Klerykowi Alfonsowi Mańce OMI poświęcona jest specjalna strona internetowa zawierająca m.in. szczegółowy życiorys oblata, informacje dotyczące procesu beatyfikacyjnego, publikacje z nim związane oraz świadectwa jego rodziny.

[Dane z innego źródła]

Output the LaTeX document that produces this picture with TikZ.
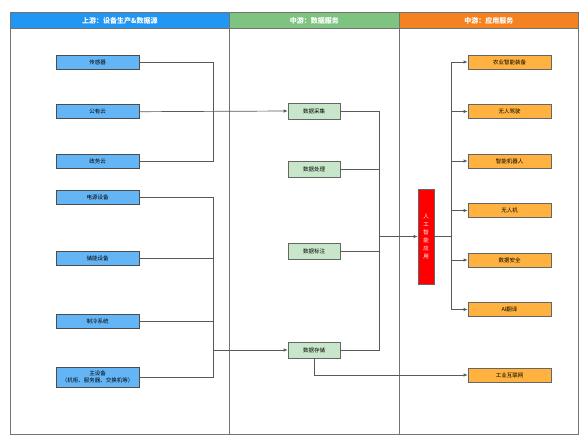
\documentclass[tikz,border=0pt]{standalone}
\usepackage{fontspec}
\setmainfont{Noto Sans CJK SC}
\usetikzlibrary{arrows.meta, positioning}
\usepackage{xcolor}
\definecolor{HeadUp}{RGB}{33, 150, 243}
\definecolor{HeadMid}{RGB}{126, 196, 128}
\definecolor{HeadApp}{RGB}{245, 130, 32}
\definecolor{SrcFill}{RGB}{100, 181, 246}
\definecolor{DataFill}{RGB}{200, 230, 201}
\definecolor{AppFill}{RGB}{255, 178, 64}
\definecolor{AIRed}{RGB}{255, 0, 0}
\tikzset{
    headbox/.style={
        rectangle, draw=black!55, line width=0.8pt, text=white,
        font=\fontsize{7}{8}\selectfont\bfseries,
        minimum height=16pt, inner sep=0pt, anchor=north west
    },
    srcbox/.style={
        rectangle, draw=black!70, line width=0.7pt, fill=SrcFill,
        font=\fontsize{5.5}{6.5}\selectfont, align=center,
        minimum width=83pt, minimum height=14pt, inner sep=1pt
    },
    databox/.style={
        rectangle, draw=black!60, line width=0.7pt, fill=DataFill,
        font=\fontsize{5.5}{6.5}\selectfont,
        minimum width=52pt, minimum height=16pt, inner sep=1pt
    },
    appbox/.style={
        rectangle, draw=black!60, line width=0.7pt, fill=AppFill,
        font=\fontsize{5.5}{6.5}\selectfont,
        minimum width=83pt, minimum height=14pt, inner sep=1pt
    },
    aibox/.style={
        rectangle, draw=black!60, line width=0.7pt, fill=AIRed, text=white,
        font=\fontsize{5.5}{8}\selectfont, align=center, text width=8pt,
        minimum width=16pt, minimum height=95pt, inner sep=1pt
    },
    frameline/.style={draw=black!55, line width=0.9pt},
    link/.style={draw=black!65, line width=0.7pt},
    arrow/.style={link, -{Latex[length=4pt, width=3.5pt]}}
}

\begin{document}
\begin{tikzpicture}[x=1pt, y=-1pt]
    \useasboundingbox (0,0) rectangle (588,445);

    % FRAME AND HEADERS
    \draw[frameline] (10,12) rectangle (578,434);
    \draw[frameline] (229,28) -- (229,434);
    \draw[frameline] (399,28) -- (399,434);
    \node[headbox, fill=HeadUp, minimum width=219pt] (hUp) at (10,12) {上游：设备生产\&数据源};
    \node[headbox, fill=HeadMid, minimum width=170pt] (hMid) at (229,12) {中游：数据服务};
    \node[headbox, fill=HeadApp, minimum width=179pt] (hApp) at (399,12) {中游：应用服务};

    % UPSTREAM
    \node[srcbox] (sensor) at (97.5,62) {传感器};
    \node[srcbox, below=35pt of sensor] (pubcloud) {公有云};
    \node[srcbox, below=35pt of pubcloud] (govcloud) {政务云};
    \node[srcbox] (power) at (97.5,197) {电源设备};
    \node[srcbox] (storage) at (97.5,258) {储能设备};
    \node[srcbox] (cooling) at (97.5,321) {制冷系统};
    \node[srcbox, minimum height=20pt, inner sep=0.5pt] (mainequip) at (97.5,377) {主设备\\（机柜、服务器、交换机等）};

    % MIDSTREAM: DATA
    \node[databox] (collect) at (314,111) {数据采集};
    \node[databox] (process) at (314,169) {数据处理};
    \node[databox] (label) at (314,251) {数据标注};
    \node[databox] (store) at (314,350) {数据存储};

    % MIDSTREAM: APPLICATIONS
    \node[aibox] (ai) at (426,236.5) {人\\工\\智\\能\\应\\用};
    \node[appbox] (agri) at (509.5,62) {农业智能装备};
    \node[appbox, below=34.8pt of agri] (driving) {无人驾驶};
    \node[appbox, below=34.8pt of driving] (robot) {智能机器人};
    \node[appbox, below=34.8pt of robot] (drone) {无人机};
    \node[appbox, below=34.8pt of drone] (security) {数据安全};
    \node[appbox, below=34.8pt of security] (translate) {AI翻译};
    \node[appbox] (iiot) at (509.5,375) {工业互联网};

    % CONNECTORS
    \draw[link] (sensor.east) -- ++(74,0) |- (govcloud.east);
    \draw[arrow] (pubcloud.east) -- (collect.west);

    \draw[link] (power.east) -- ++(74,0) |- (mainequip.east);
    \draw[link] (storage.east) -- ++(74,0);
    \draw[link] (cooling.east) -- ++(74,0);
    \coordinate (srcbus) at (213,350);
    \draw[arrow] (srcbus) -- (store.west);

    \draw[link] (collect.east) -- ++(39,0) |- (store.east);
    \draw[link] (process.east) -- ++(39,0);
    \draw[link] (label.east) -- ++(39,0);
    \coordinate (databus) at (379,236.5);
    \draw[arrow] (databus) -- (ai.west);

    \coordinate (appbus) at (451,236.5);
    \draw[link] (ai.east) -- (appbus);
    \foreach \app in {agri, driving, robot, drone, security, translate}
        \draw[arrow] (appbus) |- (\app.west);

    \draw[arrow] (store.south) |- (iiot.west);

\end{tikzpicture}
\end{document}
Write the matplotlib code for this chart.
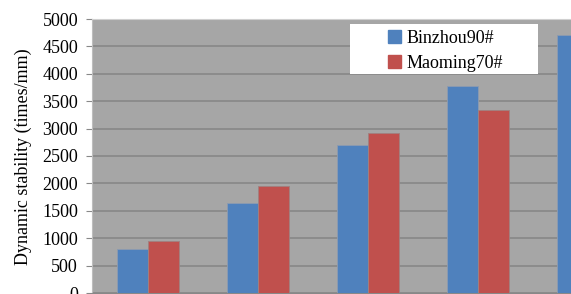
import matplotlib
matplotlib.use("Agg")
import matplotlib.pyplot as plt
import numpy as np
from matplotlib.patches import Rectangle

# Data (5th Maoming70# bar is cut off in the reference)
categories = ["1", "2", "3", "4", "5"]
binzhou90 = [800, 1650, 2700, 3770, 4700]
maoming70 = [940, 1950, 2920, 3340, np.nan]
series_names = ["Binzhou90#", "Maoming70#"]
yticks = [0, 500, 1000, 1500, 2000, 2500, 3000, 3500, 4000, 4500, 5000]

plt.rcParams['font.family'] = ['Liberation Serif', 'DejaVu Serif']

W, H = 571, 294
fig = plt.figure(figsize=(W / 100, H / 100), dpi=100)

# axes in pixel terms: left 92, top 19, bottom 293; group spacing 110 px
left_px, top_px, bot_px = 92, 19, 293
x0, x1 = -0.51, 4.5
width_px = (x1 - x0) * 110
ax = fig.add_axes([left_px / W, (H - bot_px) / H, width_px / W, (bot_px - top_px) / H])
ax.set_facecolor('#A6A6A6')

x = np.arange(len(categories))
bw = 0.285
ax.bar(x - bw / 2, binzhou90, bw, color='#4F81BD', edgecolor='#8C9BB0', linewidth=0.6, zorder=3)
ax.bar(x + bw / 2, maoming70, bw, color='#C0504D', edgecolor='#A08080', linewidth=0.6, zorder=3)

ax.set_xlim(x0, x1)
ax.set_ylim(0, 5000)
ax.set_yticks(yticks)
ax.set_yticklabels([str(t) for t in yticks], fontsize=13)
ax.set_xticks(x)
ax.set_xticklabels(categories, fontsize=13)
ax.tick_params(axis='x', labelbottom=False, length=4, color='#888888')
ax.yaxis.grid(True, color='#878787', linewidth=1.2, zorder=1)
ax.set_axisbelow(True)
ax.tick_params(axis='y', length=4, width=0.8, color='#888888', pad=6)
for s in ['top', 'right']:
    ax.spines[s].set_color('#D0D0D0')
ax.spines['left'].set_color('#BDBDBD')
ax.spines['bottom'].set_color('#888888')

fig.text(23 / W, 1 - 157 / H, "Dynamic stability (times/mm)", rotation=90,
         fontsize=13, ha='center', va='center')

# legend box (white, manually sized like the reference)
fig.patches.append(Rectangle((350 / W, 1 - 74 / H), 188 / W, 50 / H,
                             transform=fig.transFigure, facecolor='white',
                             edgecolor='none', zorder=5))
handles = [Rectangle((0, 0), 1, 1, color='#4F81BD'), Rectangle((0, 0), 1, 1, color='#C0504D')]
leg = fig.legend(handles, series_names, loc='center left',
                 bbox_to_anchor=(388 / W, 1 - 51 / H), frameon=False, fontsize=13,
                 handlelength=0.7, handleheight=0.7, handletextpad=0.35,
                 labelspacing=0.45, borderpad=0, borderaxespad=0)
leg.set_zorder(6)

fig.savefig("out.png", dpi=100)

W Polsce oblaci są obecni od 1920 r. Zgromadzenie zostało założone przez św. Eugeniusza de Mazenoda, późniejszego biskupa Marsylii, 25 stycznia 1816 r. w Aix-en-Provence we Francji. Obecnie liczy ok. 3400 zakonników, a do polskiej prowincji należy ponad 400 oblatów, prawie 250 pracuje w kraju, a inni w należących do niej jurysdykcjach: na Madagaskarze i Reunion, w Ukrainie wraz z Rosją, we Francji-Beneluksie, Skandynawii, Białorusi i Turkmenistanie. Poza polską prowincją zakonną posługuje kolejnych około 100 oblatów pochodzących z Polski. Wśród nich jest czterech biskupów. Misjonarze oblaci są zgromadzeniem misyjnym. Ich naczelną służbą w Kościele jest ukazywanie Chrystusa i Jego królestwa ludziom najbardziej opuszczonym i ubogim, jak i niesienie Dobrej Nowiny ludom, które jeszcze nie poznały Chrystusa oraz pomoc w odkrywaniu ich własnej wartości w świetle Ewangelii. Natomiast tam, gdzie Kościół już istnieje, oblaci kierują się do osób, które mają z nim najmniej kontaktu. Przełożonym oblatów w Polsce jest o. Marek Ochlak OMI, wieloletni misjonarz na Madagaskarze.